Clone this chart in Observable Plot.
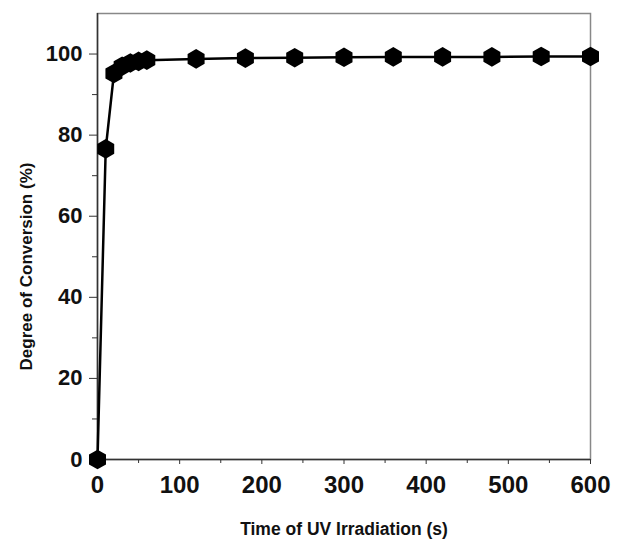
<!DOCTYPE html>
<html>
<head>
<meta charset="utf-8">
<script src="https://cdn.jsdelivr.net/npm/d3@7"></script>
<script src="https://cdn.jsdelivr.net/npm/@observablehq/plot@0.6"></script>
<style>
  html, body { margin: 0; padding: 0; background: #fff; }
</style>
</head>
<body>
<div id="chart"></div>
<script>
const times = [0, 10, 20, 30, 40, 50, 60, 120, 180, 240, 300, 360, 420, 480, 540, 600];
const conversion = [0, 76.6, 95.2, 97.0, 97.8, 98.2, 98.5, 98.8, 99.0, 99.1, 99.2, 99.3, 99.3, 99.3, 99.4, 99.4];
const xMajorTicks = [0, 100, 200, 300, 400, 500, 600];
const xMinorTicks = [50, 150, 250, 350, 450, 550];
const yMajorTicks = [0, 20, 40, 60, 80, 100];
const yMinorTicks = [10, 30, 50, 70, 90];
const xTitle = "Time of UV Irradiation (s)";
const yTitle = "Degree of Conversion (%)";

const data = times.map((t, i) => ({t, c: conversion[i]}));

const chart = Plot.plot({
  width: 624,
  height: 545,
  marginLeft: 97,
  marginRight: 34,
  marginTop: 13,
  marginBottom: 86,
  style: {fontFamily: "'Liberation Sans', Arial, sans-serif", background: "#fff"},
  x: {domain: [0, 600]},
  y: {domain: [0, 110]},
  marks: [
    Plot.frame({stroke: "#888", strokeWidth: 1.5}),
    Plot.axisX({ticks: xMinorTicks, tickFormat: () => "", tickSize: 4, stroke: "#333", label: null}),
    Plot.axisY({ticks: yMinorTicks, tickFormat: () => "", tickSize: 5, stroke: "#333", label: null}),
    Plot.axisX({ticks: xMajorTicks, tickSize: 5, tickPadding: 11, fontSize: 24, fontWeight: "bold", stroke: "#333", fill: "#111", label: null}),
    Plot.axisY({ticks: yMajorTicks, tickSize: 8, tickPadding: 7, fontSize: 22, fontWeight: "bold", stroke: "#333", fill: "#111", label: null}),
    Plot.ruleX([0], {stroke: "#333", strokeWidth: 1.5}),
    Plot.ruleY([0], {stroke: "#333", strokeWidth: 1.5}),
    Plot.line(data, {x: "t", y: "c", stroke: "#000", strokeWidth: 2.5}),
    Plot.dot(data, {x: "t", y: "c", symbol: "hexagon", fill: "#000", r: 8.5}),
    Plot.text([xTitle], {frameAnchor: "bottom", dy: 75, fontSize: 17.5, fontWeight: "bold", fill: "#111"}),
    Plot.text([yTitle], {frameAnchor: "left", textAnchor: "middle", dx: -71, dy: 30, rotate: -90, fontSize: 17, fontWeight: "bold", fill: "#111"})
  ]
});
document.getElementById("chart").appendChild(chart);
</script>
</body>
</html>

+ + + + + + +

__Task statement__
Copy every line of the data word for word, omitting the images.

__Answer to the problem__
Clone this chart in Observable Plot.
<!DOCTYPE html>
<html>
<head>
<meta charset="utf-8">
<script src="https://cdn.jsdelivr.net/npm/d3@7"></script>
<script src="https://cdn.jsdelivr.net/npm/@observablehq/plot@0.6"></script>
<style>
  html, body { margin: 0; padding: 0; background: #fff; }
</style>
</head>
<body>
<div id="chart"></div>
<script>
const times = [0, 10, 20, 30, 40, 50, 60, 120, 180, 240, 300, 360, 420, 480, 540, 600];
const conversion = [0, 76.6, 95.2, 97.0, 97.8, 98.2, 98.5, 98.8, 99.0, 99.1, 99.2, 99.3, 99.3, 99.3, 99.4, 99.4];
const xMajorTicks = [0, 100, 200, 300, 400, 500, 600];
const xMinorTicks = [50, 150, 250, 350, 450, 550];
const yMajorTicks = [0, 20, 40, 60, 80, 100];
const yMinorTicks = [10, 30, 50, 70, 90];
const xTitle = "Time of UV Irradiation (s)";
const yTitle = "Degree of Conversion (%)";

const data = times.map((t, i) => ({t, c: conversion[i]}));

const chart = Plot.plot({
  width: 624,
  height: 545,
  marginLeft: 97,
  marginRight: 34,
  marginTop: 13,
  marginBottom: 86,
  style: {fontFamily: "'Liberation Sans', Arial, sans-serif", background: "#fff"},
  x: {domain: [0, 600]},
  y: {domain: [0, 110]},
  marks: [
    Plot.frame({stroke: "#888", strokeWidth: 1.5}),
    Plot.axisX({ticks: xMinorTicks, tickFormat: () => "", tickSize: 4, stroke: "#333", label: null}),
    Plot.axisY({ticks: yMinorTicks, tickFormat: () => "", tickSize: 5, stroke: "#333", label: null}),
    Plot.axisX({ticks: xMajorTicks, tickSize: 5, tickPadding: 11, fontSize: 24, fontWeight: "bold", stroke: "#333", fill: "#111", label: null}),
    Plot.axisY({ticks: yMajorTicks, tickSize: 8, tickPadding: 7, fontSize: 22, fontWeight: "bold", stroke: "#333", fill: "#111", label: null}),
    Plot.ruleX([0], {stroke: "#333", strokeWidth: 1.5}),
    Plot.ruleY([0], {stroke: "#333", strokeWidth: 1.5}),
    Plot.line(data, {x: "t", y: "c", stroke: "#000", strokeWidth: 2.5}),
    Plot.dot(data, {x: "t", y: "c", symbol: "hexagon", fill: "#000", r: 8.5}),
    Plot.text([xTitle], {frameAnchor: "bottom", dy: 75, fontSize: 17.5, fontWeight: "bold", fill: "#111"}),
    Plot.text([yTitle], {frameAnchor: "left", textAnchor: "middle", dx: -71, dy: 30, rotate: -90, fontSize: 17, fontWeight: "bold", fill: "#111"})
  ]
});
document.getElementById("chart").appendChild(chart);
</script>
</body>
</html>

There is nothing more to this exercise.